Information provided:
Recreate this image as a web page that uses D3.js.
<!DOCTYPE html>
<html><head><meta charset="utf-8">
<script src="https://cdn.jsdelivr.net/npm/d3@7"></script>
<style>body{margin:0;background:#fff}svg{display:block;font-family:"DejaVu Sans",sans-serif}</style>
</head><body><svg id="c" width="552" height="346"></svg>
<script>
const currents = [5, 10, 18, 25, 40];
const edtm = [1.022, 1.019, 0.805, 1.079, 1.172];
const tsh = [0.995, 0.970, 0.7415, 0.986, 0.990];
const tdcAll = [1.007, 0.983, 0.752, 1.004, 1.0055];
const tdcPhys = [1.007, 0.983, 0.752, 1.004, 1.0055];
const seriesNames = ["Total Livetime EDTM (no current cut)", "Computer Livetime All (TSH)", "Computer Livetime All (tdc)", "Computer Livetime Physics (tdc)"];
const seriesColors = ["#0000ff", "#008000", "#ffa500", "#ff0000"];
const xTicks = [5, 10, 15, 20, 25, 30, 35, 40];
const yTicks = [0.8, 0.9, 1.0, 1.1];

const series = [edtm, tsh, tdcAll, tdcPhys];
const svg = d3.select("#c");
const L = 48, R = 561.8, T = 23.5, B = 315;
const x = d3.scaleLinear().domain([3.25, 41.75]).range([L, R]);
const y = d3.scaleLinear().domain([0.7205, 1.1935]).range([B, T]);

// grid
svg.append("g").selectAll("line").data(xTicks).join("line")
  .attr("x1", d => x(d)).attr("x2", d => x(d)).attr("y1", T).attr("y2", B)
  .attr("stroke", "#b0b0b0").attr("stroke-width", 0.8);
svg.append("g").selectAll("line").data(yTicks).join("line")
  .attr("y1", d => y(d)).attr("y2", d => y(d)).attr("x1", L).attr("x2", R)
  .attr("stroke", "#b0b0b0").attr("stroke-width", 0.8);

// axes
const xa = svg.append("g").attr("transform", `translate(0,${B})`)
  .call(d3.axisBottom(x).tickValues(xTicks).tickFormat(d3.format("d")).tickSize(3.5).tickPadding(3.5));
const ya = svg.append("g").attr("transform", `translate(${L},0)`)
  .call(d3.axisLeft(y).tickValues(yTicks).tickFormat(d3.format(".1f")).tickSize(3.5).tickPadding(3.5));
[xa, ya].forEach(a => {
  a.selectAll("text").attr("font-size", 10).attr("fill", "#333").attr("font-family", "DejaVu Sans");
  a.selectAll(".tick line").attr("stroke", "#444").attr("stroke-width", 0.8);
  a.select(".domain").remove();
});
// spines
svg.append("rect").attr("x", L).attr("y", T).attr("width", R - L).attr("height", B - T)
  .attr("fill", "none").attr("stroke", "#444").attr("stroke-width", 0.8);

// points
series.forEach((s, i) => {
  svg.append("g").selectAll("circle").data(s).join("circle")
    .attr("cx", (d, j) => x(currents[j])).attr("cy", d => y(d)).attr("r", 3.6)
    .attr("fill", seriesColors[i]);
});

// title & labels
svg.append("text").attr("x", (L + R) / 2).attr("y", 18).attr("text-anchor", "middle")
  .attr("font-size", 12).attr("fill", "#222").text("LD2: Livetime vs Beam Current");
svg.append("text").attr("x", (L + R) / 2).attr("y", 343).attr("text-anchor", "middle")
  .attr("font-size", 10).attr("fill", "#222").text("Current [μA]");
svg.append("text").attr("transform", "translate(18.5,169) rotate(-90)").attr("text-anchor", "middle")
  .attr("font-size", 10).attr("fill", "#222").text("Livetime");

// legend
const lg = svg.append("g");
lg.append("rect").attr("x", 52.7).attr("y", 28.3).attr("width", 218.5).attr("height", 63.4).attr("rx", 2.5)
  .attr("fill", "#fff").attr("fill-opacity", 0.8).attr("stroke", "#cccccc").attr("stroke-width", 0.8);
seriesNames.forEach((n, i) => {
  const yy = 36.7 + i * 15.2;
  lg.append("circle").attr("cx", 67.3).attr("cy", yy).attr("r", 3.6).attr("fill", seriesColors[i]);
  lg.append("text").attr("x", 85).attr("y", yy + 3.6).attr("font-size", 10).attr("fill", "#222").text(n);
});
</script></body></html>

Challenge: Give back the data above exactly as it appears.

Completed exercise:
Recreate this image as a web page that uses D3.js.
<!DOCTYPE html>
<html><head><meta charset="utf-8">
<script src="https://cdn.jsdelivr.net/npm/d3@7"></script>
<style>body{margin:0;background:#fff}svg{display:block;font-family:"DejaVu Sans",sans-serif}</style>
</head><body><svg id="c" width="552" height="346"></svg>
<script>
const currents = [5, 10, 18, 25, 40];
const edtm = [1.022, 1.019, 0.805, 1.079, 1.172];
const tsh = [0.995, 0.970, 0.7415, 0.986, 0.990];
const tdcAll = [1.007, 0.983, 0.752, 1.004, 1.0055];
const tdcPhys = [1.007, 0.983, 0.752, 1.004, 1.0055];
const seriesNames = ["Total Livetime EDTM (no current cut)", "Computer Livetime All (TSH)", "Computer Livetime All (tdc)", "Computer Livetime Physics (tdc)"];
const seriesColors = ["#0000ff", "#008000", "#ffa500", "#ff0000"];
const xTicks = [5, 10, 15, 20, 25, 30, 35, 40];
const yTicks = [0.8, 0.9, 1.0, 1.1];

const series = [edtm, tsh, tdcAll, tdcPhys];
const svg = d3.select("#c");
const L = 48, R = 561.8, T = 23.5, B = 315;
const x = d3.scaleLinear().domain([3.25, 41.75]).range([L, R]);
const y = d3.scaleLinear().domain([0.7205, 1.1935]).range([B, T]);

// grid
svg.append("g").selectAll("line").data(xTicks).join("line")
  .attr("x1", d => x(d)).attr("x2", d => x(d)).attr("y1", T).attr("y2", B)
  .attr("stroke", "#b0b0b0").attr("stroke-width", 0.8);
svg.append("g").selectAll("line").data(yTicks).join("line")
  .attr("y1", d => y(d)).attr("y2", d => y(d)).attr("x1", L).attr("x2", R)
  .attr("stroke", "#b0b0b0").attr("stroke-width", 0.8);

// axes
const xa = svg.append("g").attr("transform", `translate(0,${B})`)
  .call(d3.axisBottom(x).tickValues(xTicks).tickFormat(d3.format("d")).tickSize(3.5).tickPadding(3.5));
const ya = svg.append("g").attr("transform", `translate(${L},0)`)
  .call(d3.axisLeft(y).tickValues(yTicks).tickFormat(d3.format(".1f")).tickSize(3.5).tickPadding(3.5));
[xa, ya].forEach(a => {
  a.selectAll("text").attr("font-size", 10).attr("fill", "#333").attr("font-family", "DejaVu Sans");
  a.selectAll(".tick line").attr("stroke", "#444").attr("stroke-width", 0.8);
  a.select(".domain").remove();
});
// spines
svg.append("rect").attr("x", L).attr("y", T).attr("width", R - L).attr("height", B - T)
  .attr("fill", "none").attr("stroke", "#444").attr("stroke-width", 0.8);

// points
series.forEach((s, i) => {
  svg.append("g").selectAll("circle").data(s).join("circle")
    .attr("cx", (d, j) => x(currents[j])).attr("cy", d => y(d)).attr("r", 3.6)
    .attr("fill", seriesColors[i]);
});

// title & labels
svg.append("text").attr("x", (L + R) / 2).attr("y", 18).attr("text-anchor", "middle")
  .attr("font-size", 12).attr("fill", "#222").text("LD2: Livetime vs Beam Current");
svg.append("text").attr("x", (L + R) / 2).attr("y", 343).attr("text-anchor", "middle")
  .attr("font-size", 10).attr("fill", "#222").text("Current [μA]");
svg.append("text").attr("transform", "translate(18.5,169) rotate(-90)").attr("text-anchor", "middle")
  .attr("font-size", 10).attr("fill", "#222").text("Livetime");

// legend
const lg = svg.append("g");
lg.append("rect").attr("x", 52.7).attr("y", 28.3).attr("width", 218.5).attr("height", 63.4).attr("rx", 2.5)
  .attr("fill", "#fff").attr("fill-opacity", 0.8).attr("stroke", "#cccccc").attr("stroke-width", 0.8);
seriesNames.forEach((n, i) => {
  const yy = 36.7 + i * 15.2;
  lg.append("circle").attr("cx", 67.3).attr("cy", yy).attr("r", 3.6).attr("fill", seriesColors[i]);
  lg.append("text").attr("x", 85).attr("y", yy + 3.6).attr("font-size", 10).attr("fill", "#222").text(n);
});
</script></body></html>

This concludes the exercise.